Delivery efficiency is both critical and controllable. David Lowe, vice president of Pro Image Communications (Grand Blanc, Mich.), notes that propane marketers can’t control the weather or the wholesale price of the fuel, but they can control their own company culture and delivery efficiency. With the right roster of drivers, equipment, and methods of dispatch, he says, marketers can boost their delivery efficiency and productivity.
In his seminar at the 2019 NPGA Southeastern Convention, “Delivery Efficiency Case Studies,” Lowe presented data and offered tips to help marketers improve their productivity. Both the data and the tips come from real-life experience. Lowe represents Pro Image as an Energy Professional providing propane clients with unique marketing, sales, training, and consulting programs. His seminar was based on data collected from clients that had come to him for analysis of their operations.
Ideally, Lowe says, all tanks would be filled at 20%. More likely, he adds, it is done at 30%. Based on 12 months of data from those clients, though, he found that they were filling tanks at a point between 38% and 44%.
During the seminar, he presented several case studies showing the data from clients, before and after they made changes to improve their delivery efficiency.

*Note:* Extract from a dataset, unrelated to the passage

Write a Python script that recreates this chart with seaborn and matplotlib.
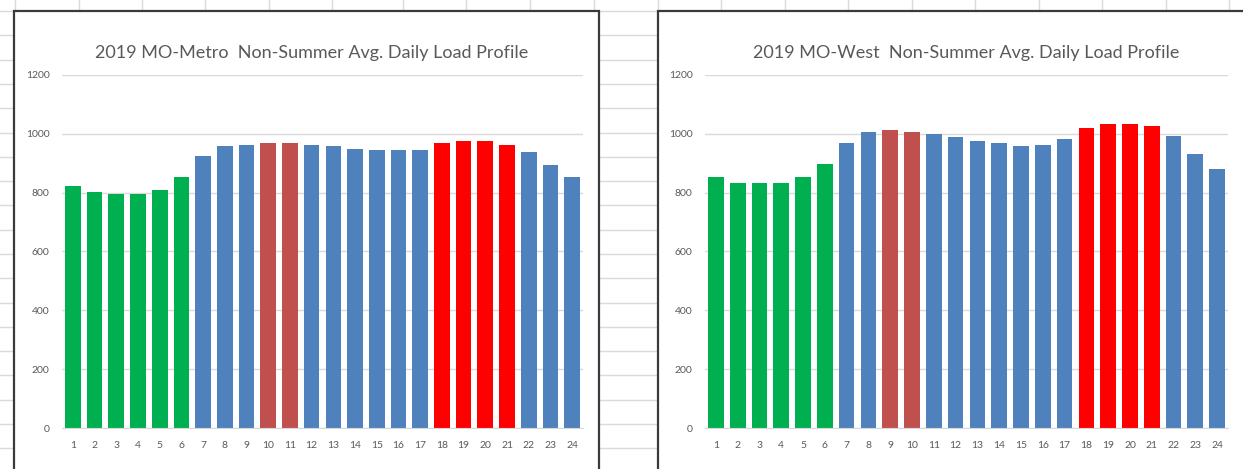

In one, he analyzed the numbers for a January in which the marketer delivered whenever the company wanted and the following January in which the marketer delivered only when customers were at 20%. After implementing the 20% rule, this marketer delivered 14% more gallons per drop; 20% more gallons per mile; and 26% more gallons per day.
In another case study, he analyzed the numbers for a January in which the marketer delivered when the tank was at 30% and the following January in which the marketer delivered at 25%. In this case, after implementing a 25% rule, the marketer delivered 4% more gallons per drop; 11% more gallons per mile; and 15% more gallons per day.
In a third analysis, he made a comparison that showed the difference between filling tanks at 30% versus doing it at 20%. By making this change, the client improved the number of gallons per drop by 13%; the number of gallons per mile by 29%; and the number of gallons per day by 23%.
Making these kinds of improvements in delivery efficiency requires several actions: Make sure drivers don’t get called off route to do other things when they should be making their scheduled deliveries; avoid runouts by improving your process, not by delivering more often than you should; and, if a will call customer is unable to afford a full 300-gallon delivery, offer a price protection program plan. Better yet, don’t offer customers a will call plan; offer only automatic delivery.
“If you don’t offer will call, they don’t ask for it,” Lowe said. “If there is an issue, you can place the account on a budget plan. You are the energy expert and you don’t have to say no. A budget plan makes it like natural gas; the customer pays the same every month. If you have them put it on their credit card, and there is a problem in the future, then they get mad at the card, not you.”
He also recommended running the numbers and getting rid of customers who don’t make the company money. One way to do that is to ask every driver and customer service representative to name three customers they’d like to get rid of. “Delivery culture is anchored on numbers, if those numbers have meaning,” he said. “Facts aren’t feelings, and feelings aren’t facts.”
Implementing a 20% rule and sticking with it requires success in leadership, making decisions, and sticking to a process of gathering numbers and continually refining the way things are done, Lowe said.
The key to maintaining success, he added, is mind set. It takes mental preparation to achieve improved productivity through change. The leader must have a vision or goal, a process, and the discipline to stick to that process every day. He compared improving delivery efficiency to improving physical fitness: you need to have a vision of what you want to accomplish; you need to know how you’re going to do it; and you need to have the focus and discipline to do it every day.
The most difficult challenge in achieving your vision is the failure to remain focused and disciplined every day. It usually requires specialized personnel to achieve your vision.
“Be responsible and accountable,” he advised. “You’ll get success and maintain success when you and your staff are uncomfortable.”
When Lowe owned a retail propane and transport business, he says, “I knew my numbers and I worked the process. I was gathering numbers and continually refining, seeing what does and doesn’t work.”
Lowe named some managers from the sports world who have been role models and who can inspire managers in any industry. Tom Landry was always reserved on the sidelines, holding a piece of paper and talking calmly with his middle manager, the quarterback. Paul DePodesta has found success in both baseball and football because in both sports he has been devoted to culture and data. Bill Belichick is relentless and requires his team to practice for every situation that could happen in a game.
Some teams have a high turnover in personnel. Why? Because the coaches drop players that don’t fit the desired profile. Propane marketers should do the same, keeping only the drivers and equipment that fit the profile of the sort of operation the marketer wants to run.
“To increase productivity, you must improve delivery efficiency, resulting in fewer workers and trucks,” Lowe concluded. “You can spend your money on drivers and trucks or you can buy yourself boats and airplanes—that’s a choice you make.”